First, we need to build the user-level table. This table contains a row for each user exposed to the experiment, their attributes, and any relevant measures taken during the experiment period, aggregated to the user grain.

This powerful table serves many functions:

Easily calculate summary metrics. (the most important reason!)
Stable source of truth for who was in the experiment, which variant they saw, and their attributes and measures.
Starting place for deep-dives. You can slice metrics by specific user attributes, or explore behavior within a specific cohort.
Starting place for analyzing event data. You can join your event stream to this table to start counting events and building funnel analyses.

https://gist.github.com/foundinblank/259c2d0d6e66b513c8ecf0694877ee1f

Some key things to keep in mind when building user-level tables:

They should list all users you want to analyze, and none of the users you don’t want to analyze, such as spam users or users exposed to multiple variants.
Aggregated columns should contain actual values, not nulls. If a user placed zero orders during the experiment period, the cnt_orders value should be coalesced to 0 and not left as null. This allows you to calculate averages more safely, because nulls can result in returning the wrong denominator.
User attributes and order measures can change over time. You need your analysis to be reproducible — believe me, you’ll be asked to re-run it! ☝️Save it as a persistent table using thecreate table command. I find that a dedicated schema, experiments, is very useful for storing these tables.

2. Summary Metrics

Once you have a user-level table, you can roll up the metrics to the cohort level (control vs. test). You can further slice it by adding more attributes after cohort and updating the group by line (i.e., slice by marketing channel).

The output of the code below will be your summary metrics — the numbers by which your team will judge the success of the experiment.

https://gist.github.com/foundinblank/4b509275dedc21ad0bb10656b2dc1eed

Looks like the sundae wizard feature might have drove sundae orders! 🍨The control group had 0.78 sundae orders per user and the test group 0.83 sundae orders per user: an increase of 0.05 sundae orders per user. We’ll need to run statistical tests to determine if this was a significant increase or just noise.

A Note About Denominators

You’ll notice that I explicitly calculated averages by writing out both the numerator and denominator, instead of using avg() functions. This makes the code and metric definitions more transparent to others, and reduces the likelihood of (lazy!) errors and wrong metrics.

For example, if you define average sundae orders per user and average orders per user as avg(total_sundae_orders) and avg(total_orders) respectively, you might also, out of habit, define average order value as avg(total_order_value). This is wrong.

We’re working with a user-level table, not an order-level table. The count of users is what gets used as the denominator in avg(total_order_value). But the denominator for calculating average order value is the count of orders, not users! The right equation is total_order_value / cnt_orders.

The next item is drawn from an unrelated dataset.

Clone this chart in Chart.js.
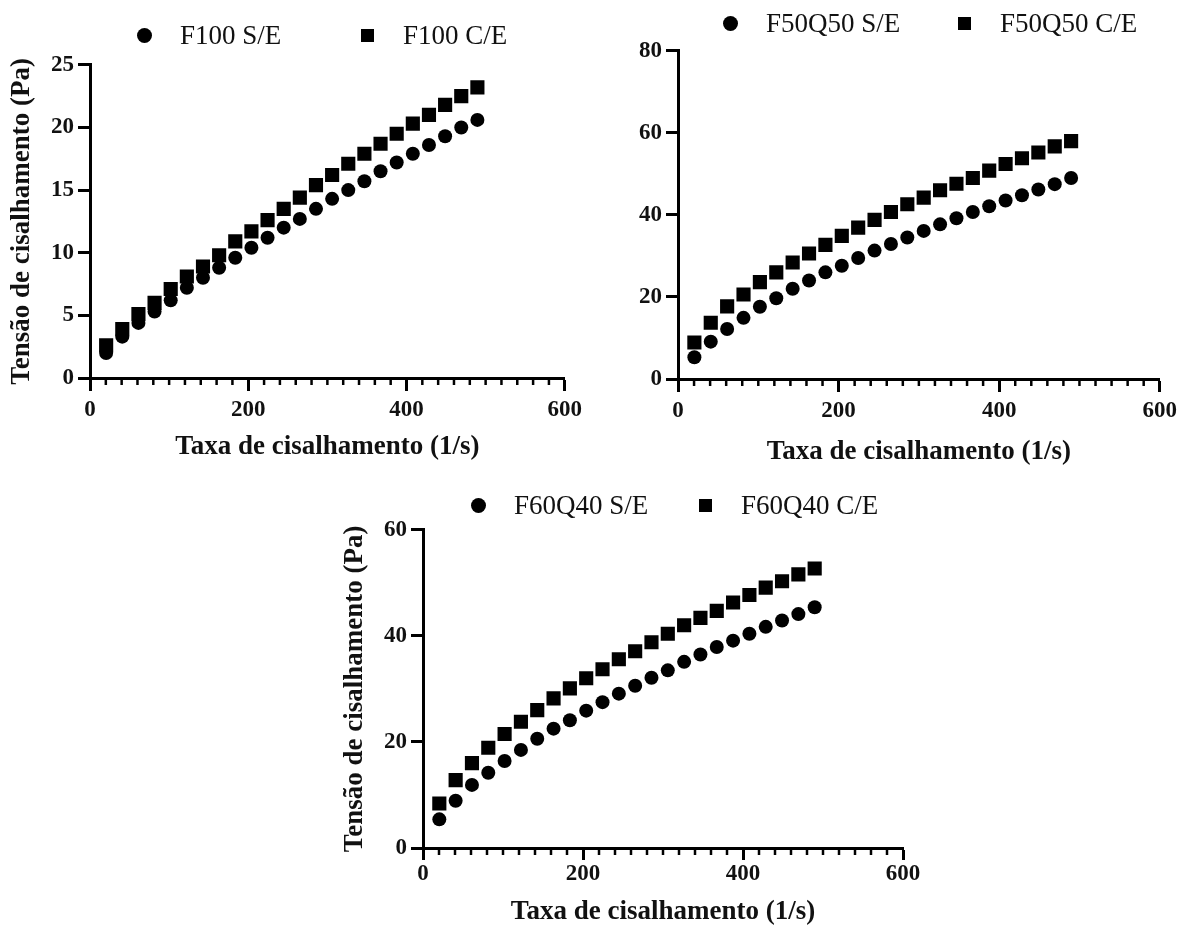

Which brings me to one of my all-time favorite data science tweets:

https://twitter.com/beeonaposy/status/1235313388575694849

So, avoid avg() functions and write out calculated metrics in full.

Conclusion

If you’re lucky enough to work at a place that runs many experiments, you’ll find yourself writing the same SQL many times. The natural next step is how to automate that. I’ve used a range of different approaches for how to automate user-level tables and summary metrics over an unknown x number of experiments: brute force (processing all experiment/feature flag names), relying on dbt seeds and dbt macros, relying on an in-house experimentation platform, or using experimentation platform apps like Eppo or GrowthBook.

The next steps after calculating summary metrics are testing for significance and reporting lift & incrementality. I’ll write another post about how to do that.

Then comes the most important part. Through deep-dives and good ol’ data analysis work, we build a story about how and why we’ve gotten these metrics. The summary metrics and statistical significance are just starting points; the ✨ valuable insights ✨ lie in figuring out the how and why!